There are several differences between the text and the TV serial. In this BBC adaptation, Fanny Hill's on camera moments are direct in nature after the events she experienced, unlike the novel's epistolary, first-person account of her adventures to the unnamed "Madam."

In the serial, the man who Mrs Brown first arranges to take Fanny's maidenhead turns out to be Charles' father, while in the text, the two men are not related. Also in the serial, Fanny is caught with William by Mr H --- during their first sexual encounter.

In regards to Mr H---, he appears multiple times in the BBC adaptation. In the novel, Mr H--- appears at Mrs Brown's brothel as well as the room that Fanny stays in after she leaves the brothel. However, there is no mention of Mr H-- reappearing in Fanny's life at Mrs Cole's (ordering the arrest of the prostitutes for having a secret brothel) as shown in the serial.

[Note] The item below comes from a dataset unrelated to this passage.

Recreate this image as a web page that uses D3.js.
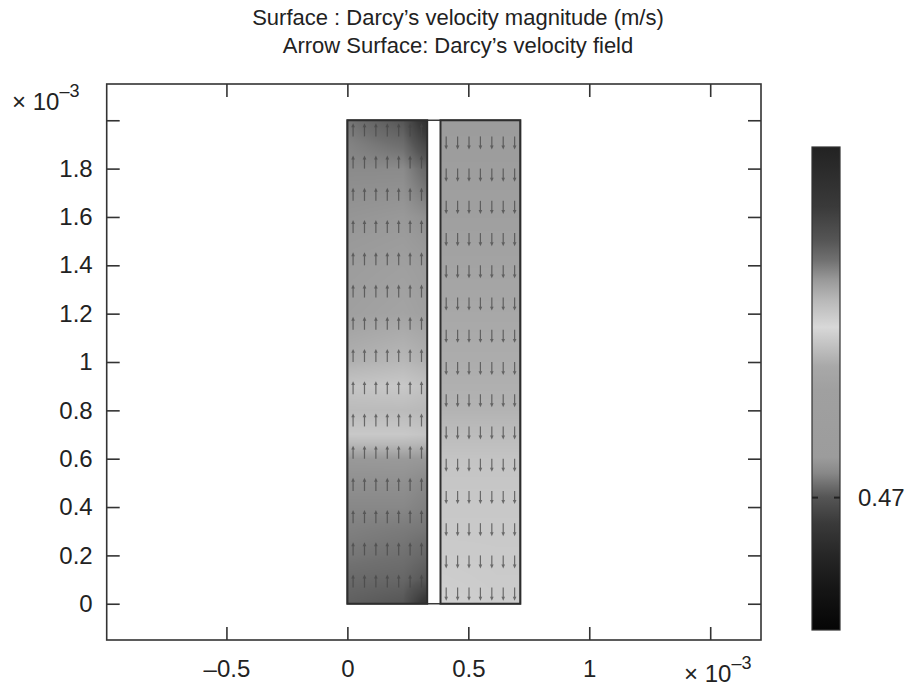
<!DOCTYPE html>
<html>
<head>
<meta charset="utf-8">
<script src="https://cdn.jsdelivr.net/npm/d3@7"></script>
<style>
  body { margin: 0; background: #fff; }
  svg { display: block; }
  text { font-family: "Liberation Sans", Arial, Helvetica, sans-serif; fill: #222; }
</style>
</head>
<body>
<svg id="chart" width="912" height="686"></svg>
<script>
// ---- data (units of 1e-3 m for geometry) ----
const titleLines = ["Surface : Darcy\u2019s velocity magnitude (m/s)", "Arrow Surface: Darcy\u2019s velocity field"];
const xTicks = [-0.5, 0, 0.5, 1, 1.5];
const yTicks = [0, 0.2, 0.4, 0.6, 0.8, 1, 1.2, 1.4, 1.6, 1.8, 2];
const upChannel = [0, 0.33];       // left channel, flow upwards
const downChannel = [0.385, 0.715]; // right channel, flow downwards
const channelHeight = [0, 2];

// velocity magnitude read along the channel height, at three positions across each channel
const fieldY       = [0, 0.1, 0.2, 0.3, 0.4, 0.5, 0.6, 0.7, 0.8, 0.9, 1.0, 1.2, 1.4, 1.6, 1.8, 1.9, 2.0];
const upLeftEdge   = [1.167, 1.146, 1.125, 1.113, 1.102, 1.091, 1.079, 0.984, 1.015, 0.994, 1.037, 1.067, 1.073, 1.084, 1.098, 1.108, 1.125];
const upInner      = [1.189, 1.154, 1.134, 1.121, 1.102, 1.091, 1.078, 0.984, 1.015, 0.984, 1.022, 1.059, 1.067, 1.079, 1.098, 1.140, 1.189];
const upRightEdge  = [1.331, 1.189, 1.154, 1.128, 1.113, 1.102, 1.080, 0.994, 1.022, 1.003, 1.037, 1.067, 1.073, 1.091, 1.154, 1.248, 1.353];
const downLeftEdge = [0.965, 0.972, 0.978, 0.982, 0.984, 0.989, 0.994, 1.013, 1.031, 1.037, 1.043, 1.052, 1.060, 1.067, 1.070, 1.072, 1.073];
const downInner    = [0.975, 0.978, 0.980, 0.982, 0.984, 0.989, 0.994, 1.013, 1.031, 1.037, 1.043, 1.052, 1.060, 1.067, 1.070, 1.072, 1.073];
const downRightEdge= [0.975, 0.978, 0.980, 0.982, 0.984, 0.989, 0.994, 1.013, 1.031, 1.037, 1.043, 1.052, 1.060, 1.067, 1.070, 1.072, 1.073];
const acrossFrac = [0, 0.7, 1];

// arrow grid (cells per channel) and direction of flow
const arrowCols = 7, arrowRows = 15;
const upDir = 1, downDir = -1;

// colour bar (grayscale rendering of the rainbow map)
const colorRange = [0.1, 1.45];
const cmapStops = [0, 0.083, 0.151, 0.222, 0.275, 0.296, 0.325, 0.358, 0.497, 0.545, 0.586, 0.627, 0.683, 0.725, 0.766, 0.807, 0.876, 1.0];
const cmapGray  = [5, 21, 37, 58, 85, 106, 136, 156, 160, 168, 192, 216, 184, 153, 112, 85, 58, 34];
const colorbarTicks = [0.47];

// ---- layout ----
const svg = d3.select("#chart");
const frame = {left: 106.7, right: 761, top: 84, bottom: 640};
const x = d3.scaleLinear().domain([-0.995, 1.71]).range([frame.left, frame.right]);
const y = d3.scaleLinear().domain([-0.15, 2.15]).range([frame.bottom, frame.top]);
const tickLen = 13;
const labelSize = "24px";

const vScale = d3.scaleLinear().domain([0, 1]).range(colorRange);
const cmap = d3.scaleLinear()
    .domain(cmapStops.map(vScale))
    .range(cmapGray.map(g => d3.rgb(g, g, g)))
    .clamp(true);

// title
svg.append("g").selectAll("text")
    .data(titleLines)
    .enter().append("text")
    .attr("x", 458)
    .attr("y", (d, i) => 25 + i * 28)
    .attr("text-anchor", "middle")
    .style("font-size", "22px")
    .text(d => d);

// ---- surface ----
function interp(arr, yy) {
  let i = d3.bisectRight(fieldY, yy) - 1;
  i = Math.max(0, Math.min(fieldY.length - 2, i));
  const t = (yy - fieldY[i]) / (fieldY[i + 1] - fieldY[i]);
  return arr[i] + (arr[i + 1] - arr[i]) * t;
}

function drawSurface(ch, cols) {
  const px0 = Math.round(x(ch[0])), px1 = Math.round(x(ch[1]));
  const py0 = Math.round(y(channelHeight[1])), py1 = Math.round(y(channelHeight[0]));
  const w = px1 - px0, h = py1 - py0;
  const cv = document.createElement("canvas");
  cv.width = w; cv.height = h;
  const ctx = cv.getContext("2d");
  const img = ctx.createImageData(w, h);
  for (let j = 0; j < h; j++) {
    const yy = y.invert(py0 + j + 0.5);
    const colVals = cols.map(c => interp(c, yy));
    for (let i = 0; i < w; i++) {
      const u = (x.invert(px0 + i + 0.5) - ch[0]) / (ch[1] - ch[0]);
      let k = u < acrossFrac[1] ? 0 : 1;
      const t = Math.max(0, Math.min(1, (u - acrossFrac[k]) / (acrossFrac[k + 1] - acrossFrac[k])));
      const v = colVals[k] + (colVals[k + 1] - colVals[k]) * t;
      const c = d3.rgb(cmap(v));
      const p = (j * w + i) * 4;
      img.data[p] = c.r; img.data[p + 1] = c.g; img.data[p + 2] = c.b; img.data[p + 3] = 255;
    }
  }
  ctx.putImageData(img, 0, 0);
  svg.append("image")
      .attr("x", px0).attr("y", py0)
      .attr("width", w).attr("height", h)
      .attr("href", cv.toDataURL());
}

drawSurface(upChannel, [upLeftEdge, upInner, upRightEdge]);
drawSurface(downChannel, [downLeftEdge, downInner, downRightEdge]);

// ---- arrows ----
function drawArrows(ch, dir) {
  const g = svg.append("g").attr("stroke", "#454545").attr("fill", "#454545").attr("opacity", 0.72);
  const pts = [];
  d3.range(arrowRows).forEach(r => d3.range(arrowCols).forEach(c => {
    pts.push({
      cx: ch[0] + (c + 0.5) * (ch[1] - ch[0]) / arrowCols,
      cy: channelHeight[0] + (r + 0.5) * (channelHeight[1] - channelHeight[0]) / arrowRows
    });
  }));
  const len = 0.054;
  g.selectAll("line").data(pts).enter().append("line")
      .attr("x1", d => x(d.cx)).attr("y1", d => y(d.cy))
      .attr("x2", d => x(d.cx)).attr("y2", d => y(d.cy + dir * len * 0.75))
      .attr("stroke-width", 1.2);
  g.selectAll("path").data(pts).enter().append("path")
      .attr("stroke", "none")
      .attr("d", d => {
        const tx = x(d.cx), ty = y(d.cy + dir * len);
        const by = y(d.cy + dir * len * 0.7);
        return `M${tx},${ty}L${tx - 1.8},${by}L${tx + 1.8},${by}Z`;
      });
}
drawArrows(upChannel, upDir);
drawArrows(downChannel, downDir);

// channel outlines
svg.append("rect")
    .attr("x", x(upChannel[0])).attr("y", y(channelHeight[1]))
    .attr("width", x(downChannel[1]) - x(upChannel[0]))
    .attr("height", y(channelHeight[0]) - y(channelHeight[1]))
    .attr("fill", "none").attr("stroke", "#3a3a3a").attr("stroke-width", 1.5);
[upChannel, downChannel].forEach(ch => {
  svg.append("rect")
      .attr("x", x(ch[0])).attr("y", y(channelHeight[1]))
      .attr("width", x(ch[1]) - x(ch[0]))
      .attr("height", y(channelHeight[0]) - y(channelHeight[1]))
      .attr("fill", "none").attr("stroke", "#2e2e2e").attr("stroke-width", 2);
});

// ---- axes ----
const fmt = d => d === 1.5 || d === 2 ? "" : (d < 0 ? "\u2013" : "") + Math.abs(d);

const gx = svg.append("g").attr("transform", `translate(0,${frame.bottom})`)
    .call(d3.axisBottom(x).tickValues(xTicks).tickSizeInner(-tickLen).tickSizeOuter(0).tickPadding(20).tickFormat(fmt));
const gxt = svg.append("g").attr("transform", `translate(0,${frame.top})`)
    .call(d3.axisTop(x).tickValues(xTicks).tickSizeInner(-tickLen).tickSizeOuter(0).tickFormat(""));
const gy = svg.append("g").attr("transform", `translate(${frame.left},0)`)
    .call(d3.axisLeft(y).tickValues(yTicks).tickSizeInner(-tickLen).tickSizeOuter(0).tickPadding(14).tickFormat(fmt));
const gyr = svg.append("g").attr("transform", `translate(${frame.right},0)`)
    .call(d3.axisRight(y).tickValues(yTicks).tickSizeInner(-tickLen).tickSizeOuter(0).tickFormat(""));

[gx, gxt, gy, gyr].forEach(g => {
  g.select(".domain").remove();
  g.selectAll(".tick line").attr("stroke", "#333").attr("stroke-width", 1.6);
  g.selectAll("text").attr("fill", "#222").style("font-size", labelSize).style("font-family", "'Liberation Sans', Arial, sans-serif");
});
gx.selectAll("text").attr("dy", "0.71em");

svg.append("rect")
    .attr("x", frame.left).attr("y", frame.top)
    .attr("width", frame.right - frame.left).attr("height", frame.bottom - frame.top)
    .attr("fill", "none").attr("stroke", "#333").attr("stroke-width", 1.6);

// exponent labels
function expLabel(px, py) {
  const t = svg.append("text").attr("x", px).attr("y", py).style("font-size", labelSize);
  t.append("tspan").text("\u00d7 10");
  t.append("tspan").attr("dy", -13).style("font-size", "18px").text("\u20133");
}
expLabel(12, 110);
expLabel(684, 682);

// ---- colour bar ----
const cb = {x: 812, w: 28, top: 147, bottom: 630};
const cbScale = d3.scaleLinear().domain(colorRange).range([cb.bottom, cb.top]);
const grad = svg.append("defs").append("linearGradient")
    .attr("id", "cbgrad").attr("x1", 0).attr("y1", 1).attr("x2", 0).attr("y2", 0);
grad.selectAll("stop").data(cmapStops).enter().append("stop")
    .attr("offset", d => d)
    .attr("stop-color", (d, i) => d3.rgb(cmapGray[i], cmapGray[i], cmapGray[i]));
svg.append("rect")
    .attr("x", cb.x).attr("y", cb.top).attr("width", cb.w).attr("height", cb.bottom - cb.top)
    .attr("fill", "url(#cbgrad)").attr("stroke", "#333").attr("stroke-width", 1.2);
colorbarTicks.forEach(v => {
  const ty = cbScale(v);
  svg.append("line").attr("x1", cb.x).attr("x2", cb.x + 6).attr("y1", ty).attr("y2", ty)
      .attr("stroke", "#222").attr("stroke-width", 2);
  svg.append("line").attr("x1", cb.x + cb.w - 6).attr("x2", cb.x + cb.w).attr("y1", ty).attr("y2", ty)
      .attr("stroke", "#222").attr("stroke-width", 2);
  svg.append("text").attr("x", 858).attr("y", ty).attr("dy", "0.35em")
      .style("font-size", labelSize).text(v);
});
</script>
</body>
</html>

Within the novel, a man referred to as the "good natured Dick" by Fanny and the girls at Mrs Cole's brothel, has been entirely replaced in the BBC film adaptation. Instead of being a man who appears to be mentally handicapped, the "good natured Dick" has been replaced instead by a man who is sickly and ends up living with the girls in the brothel until his death.

The end of the BBC adaptation has Fanny Hill coming home in a carriage when a man on horseback (revealed to be Charles) rides up beside the carriage and stops it. Fanny Hill and Charles then embrace and the movie soon comes to a close by showing Fanny narrating her happiness that follows. In the novel, Fanny is in her house and does not believe that she will see Charles ever again when, one day, there is a knock on the door in bad weather and two men ask to come in. One of the men turns out to be Charles and Fanny quickly embraces him. Unlike the film adaptation, the text continues after this scene with Fanny and Charles catching up. Shortly after, they engage in a string of sexual acts together that takes up most of the ending. At the end of both the text and the show, Fanny wraps up her experiences by remarking on pleasure and the morality of her situation.